BY JACKIE STRAWBRIDGE
Mayor Bill de Blasio visited PS 69 in Jackson Heights on Monday to outline several major budgetary and teachers’ contract reforms, which he expects will transform public education in the City.
De Blasio largely focused on investments in arts education in the Fiscal Year 2015 budget announced last week, as well as efforts to alleviate overcrowding, increase parental involvement and expand universal full-day pre-k.
Joining the mayor were Schools Chancellor Carmen Fariña, U.S. Rep.

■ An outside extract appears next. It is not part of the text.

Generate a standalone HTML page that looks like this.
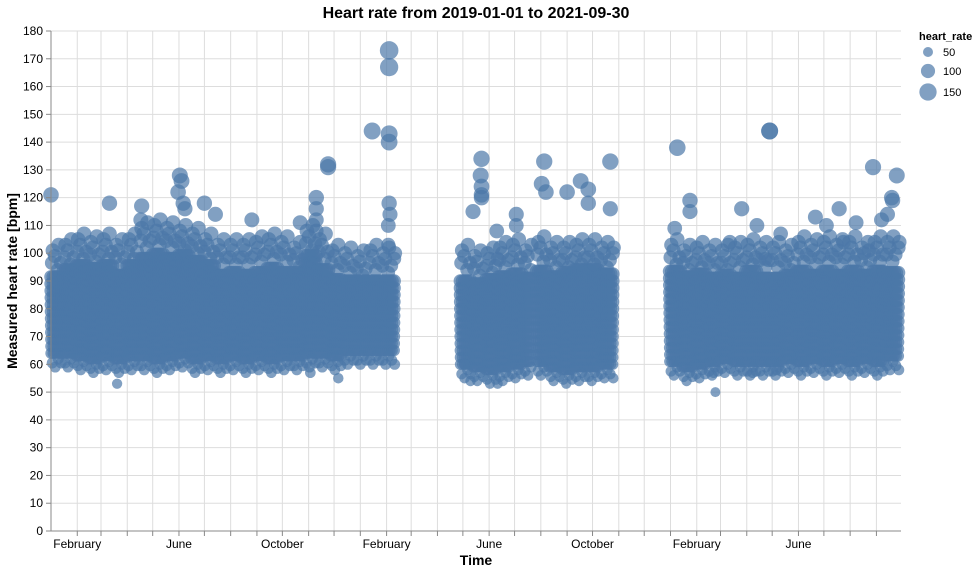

Joe Crowley (D-Jackson Heights), Councilman Daniel Dromm (D-Jackson Heights), chair of the Education Committee, Councilman Jimmy Van Bramer (D-Sunnyside), chair of the Cultural Affairs Committee and Lavern Maison, a PS 69 parent.
The budget allocates $4.4 billion to ease overcrowding, which will largely be sent to the most overcrowded areas of the City, including central Queens, lower Manhattan and parts of Staten Island.
A 2013 United Federation of Teachers (UFT) survey found 6,313 overcrowded classrooms in the City, more than 1,000 of which were in Queens high schools alone.
“We have very good teachers and very hard working teachers,” said Martha Vazquez, who has been principal of PS 69 for more than a decade. “But obviously a little bit of a lesser number in each class [would offer] more flexibility for them to do their small group work and so forth.”
Classroom capacity is defined by the UFT contract as 34 students for high schools, 30-33 students for middle schools and 32 students for elementary schools.
“Thirty-two is a very big number when you are one teacher who is differentiating instruction and students are at different levels,” Vazquez said.
Four hundred and eighty million dollars is put towards reducing the number of mobile classrooms, otherwise referred to as trailers.
De Blasio added that the goal is to reduce trailers, not necessarily to eliminate every single one. Schools that find their trailers useful will be able to keep them.
This point fits into a larger theme of school and teacher autonomy that framed much of the reforms. The process puts faith in school principals and teachers to make certain decisions for themselves, de Blasio said, citing in particular the integration of arts into the existing curriculum, and the removal of teachers assigned from the Absent Teacher Reserve.
Dromm, who worked as a public school teacher in Queens for more than two decades, lauded this emphasis on school-specific decision making.
“This is an educator’s budget,” Dromm said.
Another major focus of de Blasio’s announcement was expanded arts education. The budget allocates $20 million for arts education programs and improvements, including partnerships with arts institutions, cultural field trips and new or renovated arts facilities.
Fariña also discussed using the funding to extend existing programs across grades and schools, so that a student would not, for example, abruptly end trumpet lessons when he or she graduates middle school.
“The arts programs to me are the most fabulous thing,” said Fariña, noting that many professional opportunities in New York are based in the arts.
Maison, whose daughter is in kindergarten as PS 69, thanked the Mayor and other elected officials for their interest in arts funding.
“Arts education definitely supports academic growth,” she said. “[My daughter] is already receiving music instruction, and I can definitely see the benefits of that,” she said.
Vazquez said that she is particularly excited about the flexibility these reforms will afford teachers.
“It’s been difficult, to maintain dedicated arts programs,” she said, adding that she especially struggles to find the space for arts-only classrooms.
Other reforms that de Blasio highlighted include funding for after-school and summer-school programs, extra time in teachers’ schedules for parent outreach and doubled evening parent-teacher conferences each month.